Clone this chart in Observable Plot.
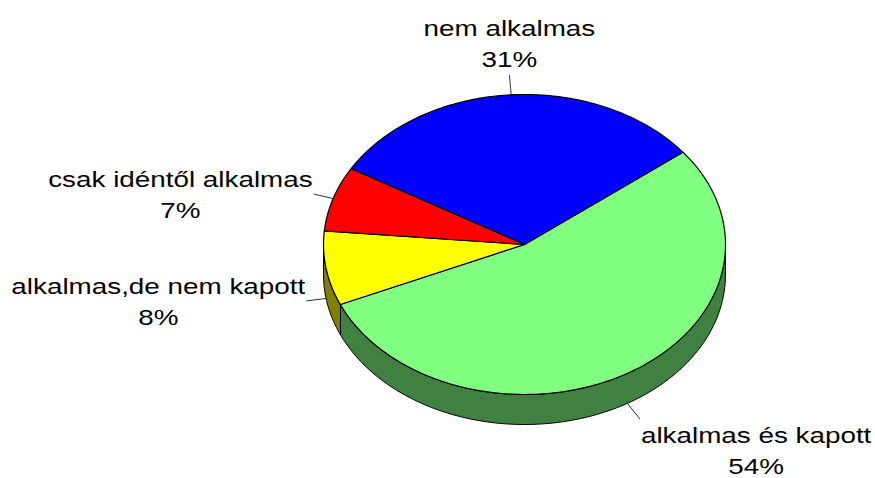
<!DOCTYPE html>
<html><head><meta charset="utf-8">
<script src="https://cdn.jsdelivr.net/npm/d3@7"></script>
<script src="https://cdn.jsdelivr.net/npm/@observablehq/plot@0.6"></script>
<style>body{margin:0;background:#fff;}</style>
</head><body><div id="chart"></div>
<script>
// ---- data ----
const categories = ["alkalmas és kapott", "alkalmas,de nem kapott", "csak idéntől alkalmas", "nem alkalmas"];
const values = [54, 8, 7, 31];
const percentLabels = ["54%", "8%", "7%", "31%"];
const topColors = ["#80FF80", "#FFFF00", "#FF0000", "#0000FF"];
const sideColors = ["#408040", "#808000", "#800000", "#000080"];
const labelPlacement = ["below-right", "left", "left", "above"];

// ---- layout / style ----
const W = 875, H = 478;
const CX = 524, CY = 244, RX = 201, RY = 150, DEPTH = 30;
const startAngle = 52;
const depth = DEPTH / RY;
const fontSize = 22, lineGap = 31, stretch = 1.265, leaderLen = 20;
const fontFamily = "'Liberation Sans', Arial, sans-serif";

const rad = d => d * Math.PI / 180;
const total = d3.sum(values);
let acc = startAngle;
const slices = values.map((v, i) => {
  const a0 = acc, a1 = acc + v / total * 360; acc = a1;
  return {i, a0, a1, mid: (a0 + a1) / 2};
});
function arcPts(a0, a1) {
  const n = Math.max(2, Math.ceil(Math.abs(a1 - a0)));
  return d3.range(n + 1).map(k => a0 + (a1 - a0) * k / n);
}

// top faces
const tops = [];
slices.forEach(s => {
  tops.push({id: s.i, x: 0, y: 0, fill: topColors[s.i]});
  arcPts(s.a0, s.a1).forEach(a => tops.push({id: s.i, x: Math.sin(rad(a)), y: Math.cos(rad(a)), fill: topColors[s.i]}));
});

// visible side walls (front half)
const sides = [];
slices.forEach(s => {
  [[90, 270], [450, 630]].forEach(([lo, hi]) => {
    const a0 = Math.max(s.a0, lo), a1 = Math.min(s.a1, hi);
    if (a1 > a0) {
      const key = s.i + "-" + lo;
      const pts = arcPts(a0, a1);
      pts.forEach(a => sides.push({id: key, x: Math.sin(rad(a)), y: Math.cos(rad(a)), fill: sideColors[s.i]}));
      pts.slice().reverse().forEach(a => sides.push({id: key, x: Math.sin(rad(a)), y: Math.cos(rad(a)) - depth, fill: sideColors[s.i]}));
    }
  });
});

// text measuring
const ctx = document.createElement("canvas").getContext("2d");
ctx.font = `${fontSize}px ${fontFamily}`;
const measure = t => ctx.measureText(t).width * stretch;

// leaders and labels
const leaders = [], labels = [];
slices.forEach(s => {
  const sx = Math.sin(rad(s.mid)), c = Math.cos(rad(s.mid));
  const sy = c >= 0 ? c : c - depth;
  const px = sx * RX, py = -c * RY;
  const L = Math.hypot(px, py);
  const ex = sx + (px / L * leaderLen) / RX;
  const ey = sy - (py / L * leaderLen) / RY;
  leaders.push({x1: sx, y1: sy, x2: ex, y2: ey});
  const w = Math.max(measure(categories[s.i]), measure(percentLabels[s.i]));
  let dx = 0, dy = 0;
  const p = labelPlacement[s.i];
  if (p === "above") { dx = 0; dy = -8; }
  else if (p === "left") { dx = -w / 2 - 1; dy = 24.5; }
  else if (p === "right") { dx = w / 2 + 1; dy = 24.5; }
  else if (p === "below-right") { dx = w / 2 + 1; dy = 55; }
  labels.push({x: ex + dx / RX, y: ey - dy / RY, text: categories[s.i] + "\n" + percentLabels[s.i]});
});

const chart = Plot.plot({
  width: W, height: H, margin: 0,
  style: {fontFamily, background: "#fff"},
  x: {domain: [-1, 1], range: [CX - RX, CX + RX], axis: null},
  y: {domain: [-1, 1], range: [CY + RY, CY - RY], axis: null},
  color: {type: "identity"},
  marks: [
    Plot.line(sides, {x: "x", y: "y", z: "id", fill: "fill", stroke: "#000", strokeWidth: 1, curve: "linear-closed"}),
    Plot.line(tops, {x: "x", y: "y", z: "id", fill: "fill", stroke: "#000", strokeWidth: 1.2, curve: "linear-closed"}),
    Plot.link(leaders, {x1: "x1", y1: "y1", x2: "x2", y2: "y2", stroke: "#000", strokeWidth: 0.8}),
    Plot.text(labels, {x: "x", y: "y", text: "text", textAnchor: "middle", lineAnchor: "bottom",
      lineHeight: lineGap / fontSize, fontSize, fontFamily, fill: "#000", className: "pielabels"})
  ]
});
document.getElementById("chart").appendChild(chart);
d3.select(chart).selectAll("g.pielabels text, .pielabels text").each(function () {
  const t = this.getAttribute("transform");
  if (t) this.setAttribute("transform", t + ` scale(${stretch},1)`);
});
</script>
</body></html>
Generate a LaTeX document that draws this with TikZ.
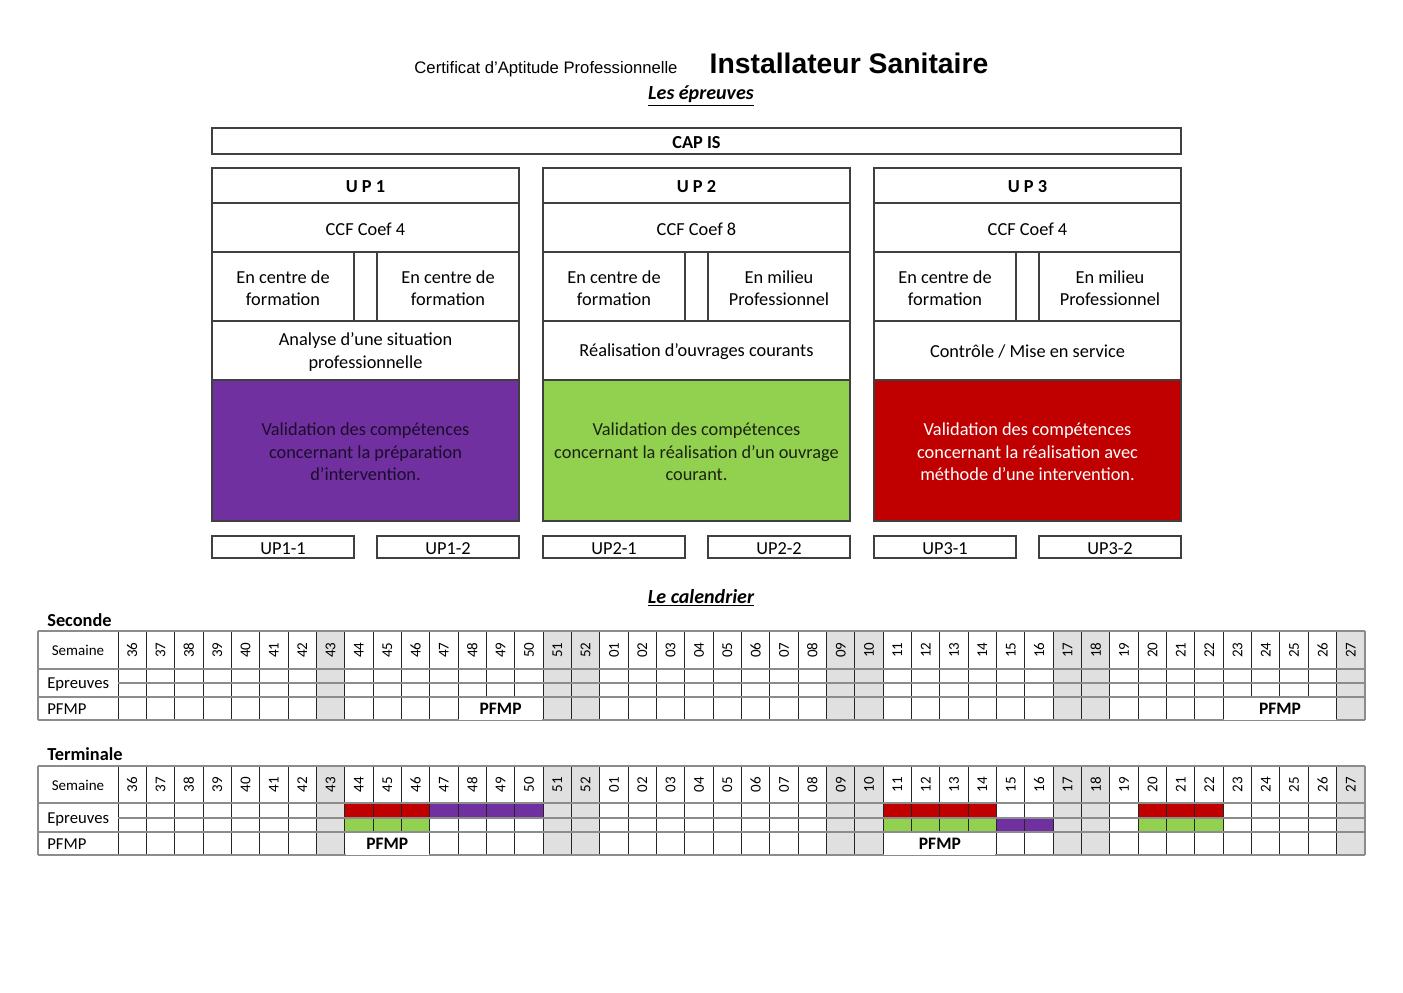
* * * * * * * * *
Instruction → Write the records out again in full, exactly, and skip every picture.

Solution →
Clone this chart in Observable Plot.
<!DOCTYPE html>
<html><head><meta charset="utf-8">
<script src="https://cdn.jsdelivr.net/npm/d3@7"></script>
<script src="https://cdn.jsdelivr.net/npm/@observablehq/plot@0.6"></script>
<style>body{margin:0;background:#fff;}</style>
</head><body><div id="chart"></div>
<script>
// ---- data ----
const categories = ["alkalmas és kapott", "alkalmas,de nem kapott", "csak idéntől alkalmas", "nem alkalmas"];
const values = [54, 8, 7, 31];
const percentLabels = ["54%", "8%", "7%", "31%"];
const topColors = ["#80FF80", "#FFFF00", "#FF0000", "#0000FF"];
const sideColors = ["#408040", "#808000", "#800000", "#000080"];
const labelPlacement = ["below-right", "left", "left", "above"];

// ---- layout / style ----
const W = 875, H = 478;
const CX = 524, CY = 244, RX = 201, RY = 150, DEPTH = 30;
const startAngle = 52;
const depth = DEPTH / RY;
const fontSize = 22, lineGap = 31, stretch = 1.265, leaderLen = 20;
const fontFamily = "'Liberation Sans', Arial, sans-serif";

const rad = d => d * Math.PI / 180;
const total = d3.sum(values);
let acc = startAngle;
const slices = values.map((v, i) => {
  const a0 = acc, a1 = acc + v / total * 360; acc = a1;
  return {i, a0, a1, mid: (a0 + a1) / 2};
});
function arcPts(a0, a1) {
  const n = Math.max(2, Math.ceil(Math.abs(a1 - a0)));
  return d3.range(n + 1).map(k => a0 + (a1 - a0) * k / n);
}

// top faces
const tops = [];
slices.forEach(s => {
  tops.push({id: s.i, x: 0, y: 0, fill: topColors[s.i]});
  arcPts(s.a0, s.a1).forEach(a => tops.push({id: s.i, x: Math.sin(rad(a)), y: Math.cos(rad(a)), fill: topColors[s.i]}));
});

// visible side walls (front half)
const sides = [];
slices.forEach(s => {
  [[90, 270], [450, 630]].forEach(([lo, hi]) => {
    const a0 = Math.max(s.a0, lo), a1 = Math.min(s.a1, hi);
    if (a1 > a0) {
      const key = s.i + "-" + lo;
      const pts = arcPts(a0, a1);
      pts.forEach(a => sides.push({id: key, x: Math.sin(rad(a)), y: Math.cos(rad(a)), fill: sideColors[s.i]}));
      pts.slice().reverse().forEach(a => sides.push({id: key, x: Math.sin(rad(a)), y: Math.cos(rad(a)) - depth, fill: sideColors[s.i]}));
    }
  });
});

// text measuring
const ctx = document.createElement("canvas").getContext("2d");
ctx.font = `${fontSize}px ${fontFamily}`;
const measure = t => ctx.measureText(t).width * stretch;

// leaders and labels
const leaders = [], labels = [];
slices.forEach(s => {
  const sx = Math.sin(rad(s.mid)), c = Math.cos(rad(s.mid));
  const sy = c >= 0 ? c : c - depth;
  const px = sx * RX, py = -c * RY;
  const L = Math.hypot(px, py);
  const ex = sx + (px / L * leaderLen) / RX;
  const ey = sy - (py / L * leaderLen) / RY;
  leaders.push({x1: sx, y1: sy, x2: ex, y2: ey});
  const w = Math.max(measure(categories[s.i]), measure(percentLabels[s.i]));
  let dx = 0, dy = 0;
  const p = labelPlacement[s.i];
  if (p === "above") { dx = 0; dy = -8; }
  else if (p === "left") { dx = -w / 2 - 1; dy = 24.5; }
  else if (p === "right") { dx = w / 2 + 1; dy = 24.5; }
  else if (p === "below-right") { dx = w / 2 + 1; dy = 55; }
  labels.push({x: ex + dx / RX, y: ey - dy / RY, text: categories[s.i] + "\n" + percentLabels[s.i]});
});

const chart = Plot.plot({
  width: W, height: H, margin: 0,
  style: {fontFamily, background: "#fff"},
  x: {domain: [-1, 1], range: [CX - RX, CX + RX], axis: null},
  y: {domain: [-1, 1], range: [CY + RY, CY - RY], axis: null},
  color: {type: "identity"},
  marks: [
    Plot.line(sides, {x: "x", y: "y", z: "id", fill: "fill", stroke: "#000", strokeWidth: 1, curve: "linear-closed"}),
    Plot.line(tops, {x: "x", y: "y", z: "id", fill: "fill", stroke: "#000", strokeWidth: 1.2, curve: "linear-closed"}),
    Plot.link(leaders, {x1: "x1", y1: "y1", x2: "x2", y2: "y2", stroke: "#000", strokeWidth: 0.8}),
    Plot.text(labels, {x: "x", y: "y", text: "text", textAnchor: "middle", lineAnchor: "bottom",
      lineHeight: lineGap / fontSize, fontSize, fontFamily, fill: "#000", className: "pielabels"})
  ]
});
document.getElementById("chart").appendChild(chart);
d3.select(chart).selectAll("g.pielabels text, .pielabels text").each(function () {
  const t = this.getAttribute("transform");
  if (t) this.setAttribute("transform", t + ` scale(${stretch},1)`);
});
</script>
</body></html>
Generate a LaTeX document that draws this with TikZ.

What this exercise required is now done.